-- GIVEN DATA start --

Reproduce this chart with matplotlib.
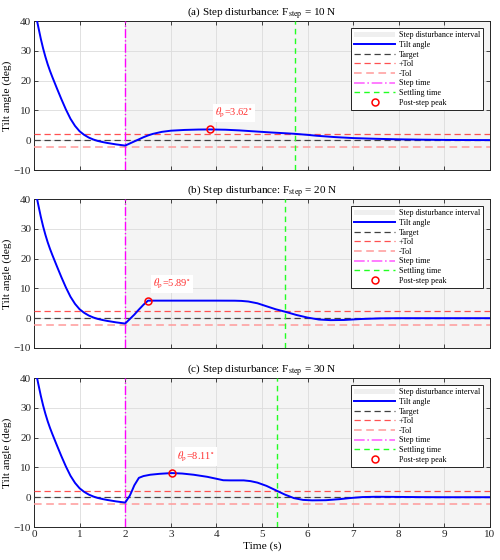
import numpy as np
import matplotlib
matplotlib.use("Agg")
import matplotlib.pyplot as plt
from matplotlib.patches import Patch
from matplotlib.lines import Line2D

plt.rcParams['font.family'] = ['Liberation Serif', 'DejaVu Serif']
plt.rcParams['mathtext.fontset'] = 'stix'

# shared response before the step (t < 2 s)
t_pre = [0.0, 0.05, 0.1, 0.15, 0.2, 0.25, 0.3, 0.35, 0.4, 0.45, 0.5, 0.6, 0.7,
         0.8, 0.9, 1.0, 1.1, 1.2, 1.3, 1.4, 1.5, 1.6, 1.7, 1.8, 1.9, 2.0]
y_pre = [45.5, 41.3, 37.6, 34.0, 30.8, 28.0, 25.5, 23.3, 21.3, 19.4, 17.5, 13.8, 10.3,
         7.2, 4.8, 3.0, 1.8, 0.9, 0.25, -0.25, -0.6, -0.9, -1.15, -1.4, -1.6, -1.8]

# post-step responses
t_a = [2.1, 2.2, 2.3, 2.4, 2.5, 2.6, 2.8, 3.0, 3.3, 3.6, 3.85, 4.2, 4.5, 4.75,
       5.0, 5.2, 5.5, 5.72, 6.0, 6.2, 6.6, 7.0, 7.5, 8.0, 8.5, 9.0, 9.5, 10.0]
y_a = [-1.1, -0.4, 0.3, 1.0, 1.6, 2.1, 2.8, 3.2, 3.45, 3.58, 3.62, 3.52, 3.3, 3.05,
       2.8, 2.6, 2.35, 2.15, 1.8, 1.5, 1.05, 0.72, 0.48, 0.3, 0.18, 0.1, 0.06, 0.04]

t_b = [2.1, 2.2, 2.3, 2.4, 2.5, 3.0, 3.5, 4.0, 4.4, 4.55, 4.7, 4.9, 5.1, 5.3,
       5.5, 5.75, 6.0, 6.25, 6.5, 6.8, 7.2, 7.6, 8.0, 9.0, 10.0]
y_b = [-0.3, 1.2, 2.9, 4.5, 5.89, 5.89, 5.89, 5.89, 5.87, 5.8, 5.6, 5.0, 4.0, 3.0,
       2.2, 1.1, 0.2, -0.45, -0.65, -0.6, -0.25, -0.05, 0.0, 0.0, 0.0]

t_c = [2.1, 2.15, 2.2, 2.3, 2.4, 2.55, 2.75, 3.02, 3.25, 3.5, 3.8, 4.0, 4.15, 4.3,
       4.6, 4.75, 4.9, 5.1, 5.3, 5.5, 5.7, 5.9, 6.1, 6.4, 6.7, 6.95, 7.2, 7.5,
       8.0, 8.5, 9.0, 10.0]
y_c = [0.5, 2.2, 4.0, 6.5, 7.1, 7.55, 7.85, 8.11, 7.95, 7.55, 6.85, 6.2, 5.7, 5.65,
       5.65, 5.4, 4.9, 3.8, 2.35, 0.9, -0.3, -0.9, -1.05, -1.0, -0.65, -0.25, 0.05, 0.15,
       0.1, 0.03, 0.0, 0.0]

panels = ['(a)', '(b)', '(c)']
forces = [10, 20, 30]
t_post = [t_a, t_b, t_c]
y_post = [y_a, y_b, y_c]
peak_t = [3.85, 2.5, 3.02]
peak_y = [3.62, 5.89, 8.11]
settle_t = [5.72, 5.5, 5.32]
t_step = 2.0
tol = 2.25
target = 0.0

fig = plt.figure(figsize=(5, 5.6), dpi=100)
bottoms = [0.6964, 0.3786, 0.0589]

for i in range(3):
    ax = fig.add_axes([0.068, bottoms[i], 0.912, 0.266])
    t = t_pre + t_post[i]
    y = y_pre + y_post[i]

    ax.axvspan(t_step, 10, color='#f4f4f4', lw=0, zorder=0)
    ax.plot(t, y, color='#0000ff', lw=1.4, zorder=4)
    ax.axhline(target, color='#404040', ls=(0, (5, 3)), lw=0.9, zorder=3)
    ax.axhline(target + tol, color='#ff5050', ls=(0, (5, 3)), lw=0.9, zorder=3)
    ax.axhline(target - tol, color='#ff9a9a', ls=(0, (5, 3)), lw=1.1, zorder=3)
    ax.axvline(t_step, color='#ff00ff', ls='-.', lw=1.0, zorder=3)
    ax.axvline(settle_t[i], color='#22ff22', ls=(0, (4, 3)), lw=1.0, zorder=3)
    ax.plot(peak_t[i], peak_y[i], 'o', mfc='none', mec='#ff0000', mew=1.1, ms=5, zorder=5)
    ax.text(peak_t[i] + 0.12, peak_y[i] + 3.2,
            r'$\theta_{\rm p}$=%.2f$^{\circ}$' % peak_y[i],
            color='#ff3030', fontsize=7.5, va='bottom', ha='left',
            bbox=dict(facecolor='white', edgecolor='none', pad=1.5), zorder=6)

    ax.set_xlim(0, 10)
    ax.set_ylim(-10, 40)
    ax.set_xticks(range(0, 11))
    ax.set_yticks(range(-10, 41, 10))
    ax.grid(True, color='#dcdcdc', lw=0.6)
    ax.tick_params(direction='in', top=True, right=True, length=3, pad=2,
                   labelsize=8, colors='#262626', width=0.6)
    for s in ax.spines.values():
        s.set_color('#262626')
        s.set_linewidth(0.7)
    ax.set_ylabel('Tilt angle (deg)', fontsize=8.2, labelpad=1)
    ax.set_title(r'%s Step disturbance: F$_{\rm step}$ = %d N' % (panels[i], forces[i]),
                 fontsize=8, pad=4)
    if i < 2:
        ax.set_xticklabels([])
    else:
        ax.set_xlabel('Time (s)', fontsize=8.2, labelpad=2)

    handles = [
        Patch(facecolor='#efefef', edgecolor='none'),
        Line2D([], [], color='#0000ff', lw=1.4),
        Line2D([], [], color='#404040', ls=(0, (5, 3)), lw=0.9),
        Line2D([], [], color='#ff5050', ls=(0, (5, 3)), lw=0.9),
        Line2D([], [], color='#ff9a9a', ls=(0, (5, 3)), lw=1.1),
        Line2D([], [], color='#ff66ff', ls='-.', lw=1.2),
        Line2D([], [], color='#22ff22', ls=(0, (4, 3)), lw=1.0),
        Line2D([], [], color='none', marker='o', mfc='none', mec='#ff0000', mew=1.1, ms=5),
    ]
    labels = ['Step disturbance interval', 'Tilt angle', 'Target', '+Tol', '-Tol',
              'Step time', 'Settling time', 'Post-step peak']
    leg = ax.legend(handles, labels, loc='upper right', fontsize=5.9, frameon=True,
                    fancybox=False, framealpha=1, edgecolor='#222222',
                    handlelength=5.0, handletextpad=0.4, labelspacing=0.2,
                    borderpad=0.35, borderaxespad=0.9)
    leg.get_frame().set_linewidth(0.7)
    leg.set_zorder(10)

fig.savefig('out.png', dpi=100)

-- GIVEN DATA end --

GIVEN REQUEST → Omit the pictures and output all of the other material exactly.

SOLUTION TO THIS EXERCISE →
Reproduce this chart with matplotlib.
import numpy as np
import matplotlib
matplotlib.use("Agg")
import matplotlib.pyplot as plt
from matplotlib.patches import Patch
from matplotlib.lines import Line2D

plt.rcParams['font.family'] = ['Liberation Serif', 'DejaVu Serif']
plt.rcParams['mathtext.fontset'] = 'stix'

# shared response before the step (t < 2 s)
t_pre = [0.0, 0.05, 0.1, 0.15, 0.2, 0.25, 0.3, 0.35, 0.4, 0.45, 0.5, 0.6, 0.7,
         0.8, 0.9, 1.0, 1.1, 1.2, 1.3, 1.4, 1.5, 1.6, 1.7, 1.8, 1.9, 2.0]
y_pre = [45.5, 41.3, 37.6, 34.0, 30.8, 28.0, 25.5, 23.3, 21.3, 19.4, 17.5, 13.8, 10.3,
         7.2, 4.8, 3.0, 1.8, 0.9, 0.25, -0.25, -0.6, -0.9, -1.15, -1.4, -1.6, -1.8]

# post-step responses
t_a = [2.1, 2.2, 2.3, 2.4, 2.5, 2.6, 2.8, 3.0, 3.3, 3.6, 3.85, 4.2, 4.5, 4.75,
       5.0, 5.2, 5.5, 5.72, 6.0, 6.2, 6.6, 7.0, 7.5, 8.0, 8.5, 9.0, 9.5, 10.0]
y_a = [-1.1, -0.4, 0.3, 1.0, 1.6, 2.1, 2.8, 3.2, 3.45, 3.58, 3.62, 3.52, 3.3, 3.05,
       2.8, 2.6, 2.35, 2.15, 1.8, 1.5, 1.05, 0.72, 0.48, 0.3, 0.18, 0.1, 0.06, 0.04]

t_b = [2.1, 2.2, 2.3, 2.4, 2.5, 3.0, 3.5, 4.0, 4.4, 4.55, 4.7, 4.9, 5.1, 5.3,
       5.5, 5.75, 6.0, 6.25, 6.5, 6.8, 7.2, 7.6, 8.0, 9.0, 10.0]
y_b = [-0.3, 1.2, 2.9, 4.5, 5.89, 5.89, 5.89, 5.89, 5.87, 5.8, 5.6, 5.0, 4.0, 3.0,
       2.2, 1.1, 0.2, -0.45, -0.65, -0.6, -0.25, -0.05, 0.0, 0.0, 0.0]

t_c = [2.1, 2.15, 2.2, 2.3, 2.4, 2.55, 2.75, 3.02, 3.25, 3.5, 3.8, 4.0, 4.15, 4.3,
       4.6, 4.75, 4.9, 5.1, 5.3, 5.5, 5.7, 5.9, 6.1, 6.4, 6.7, 6.95, 7.2, 7.5,
       8.0, 8.5, 9.0, 10.0]
y_c = [0.5, 2.2, 4.0, 6.5, 7.1, 7.55, 7.85, 8.11, 7.95, 7.55, 6.85, 6.2, 5.7, 5.65,
       5.65, 5.4, 4.9, 3.8, 2.35, 0.9, -0.3, -0.9, -1.05, -1.0, -0.65, -0.25, 0.05, 0.15,
       0.1, 0.03, 0.0, 0.0]

panels = ['(a)', '(b)', '(c)']
forces = [10, 20, 30]
t_post = [t_a, t_b, t_c]
y_post = [y_a, y_b, y_c]
peak_t = [3.85, 2.5, 3.02]
peak_y = [3.62, 5.89, 8.11]
settle_t = [5.72, 5.5, 5.32]
t_step = 2.0
tol = 2.25
target = 0.0

fig = plt.figure(figsize=(5, 5.6), dpi=100)
bottoms = [0.6964, 0.3786, 0.0589]

for i in range(3):
    ax = fig.add_axes([0.068, bottoms[i], 0.912, 0.266])
    t = t_pre + t_post[i]
    y = y_pre + y_post[i]

    ax.axvspan(t_step, 10, color='#f4f4f4', lw=0, zorder=0)
    ax.plot(t, y, color='#0000ff', lw=1.4, zorder=4)
    ax.axhline(target, color='#404040', ls=(0, (5, 3)), lw=0.9, zorder=3)
    ax.axhline(target + tol, color='#ff5050', ls=(0, (5, 3)), lw=0.9, zorder=3)
    ax.axhline(target - tol, color='#ff9a9a', ls=(0, (5, 3)), lw=1.1, zorder=3)
    ax.axvline(t_step, color='#ff00ff', ls='-.', lw=1.0, zorder=3)
    ax.axvline(settle_t[i], color='#22ff22', ls=(0, (4, 3)), lw=1.0, zorder=3)
    ax.plot(peak_t[i], peak_y[i], 'o', mfc='none', mec='#ff0000', mew=1.1, ms=5, zorder=5)
    ax.text(peak_t[i] + 0.12, peak_y[i] + 3.2,
            r'$\theta_{\rm p}$=%.2f$^{\circ}$' % peak_y[i],
            color='#ff3030', fontsize=7.5, va='bottom', ha='left',
            bbox=dict(facecolor='white', edgecolor='none', pad=1.5), zorder=6)

    ax.set_xlim(0, 10)
    ax.set_ylim(-10, 40)
    ax.set_xticks(range(0, 11))
    ax.set_yticks(range(-10, 41, 10))
    ax.grid(True, color='#dcdcdc', lw=0.6)
    ax.tick_params(direction='in', top=True, right=True, length=3, pad=2,
                   labelsize=8, colors='#262626', width=0.6)
    for s in ax.spines.values():
        s.set_color('#262626')
        s.set_linewidth(0.7)
    ax.set_ylabel('Tilt angle (deg)', fontsize=8.2, labelpad=1)
    ax.set_title(r'%s Step disturbance: F$_{\rm step}$ = %d N' % (panels[i], forces[i]),
                 fontsize=8, pad=4)
    if i < 2:
        ax.set_xticklabels([])
    else:
        ax.set_xlabel('Time (s)', fontsize=8.2, labelpad=2)

    handles = [
        Patch(facecolor='#efefef', edgecolor='none'),
        Line2D([], [], color='#0000ff', lw=1.4),
        Line2D([], [], color='#404040', ls=(0, (5, 3)), lw=0.9),
        Line2D([], [], color='#ff5050', ls=(0, (5, 3)), lw=0.9),
        Line2D([], [], color='#ff9a9a', ls=(0, (5, 3)), lw=1.1),
        Line2D([], [], color='#ff66ff', ls='-.', lw=1.2),
        Line2D([], [], color='#22ff22', ls=(0, (4, 3)), lw=1.0),
        Line2D([], [], color='none', marker='o', mfc='none', mec='#ff0000', mew=1.1, ms=5),
    ]
    labels = ['Step disturbance interval', 'Tilt angle', 'Target', '+Tol', '-Tol',
              'Step time', 'Settling time', 'Post-step peak']
    leg = ax.legend(handles, labels, loc='upper right', fontsize=5.9, frameon=True,
                    fancybox=False, framealpha=1, edgecolor='#222222',
                    handlelength=5.0, handletextpad=0.4, labelspacing=0.2,
                    borderpad=0.35, borderaxespad=0.9)
    leg.get_frame().set_linewidth(0.7)
    leg.set_zorder(10)

fig.savefig('out.png', dpi=100)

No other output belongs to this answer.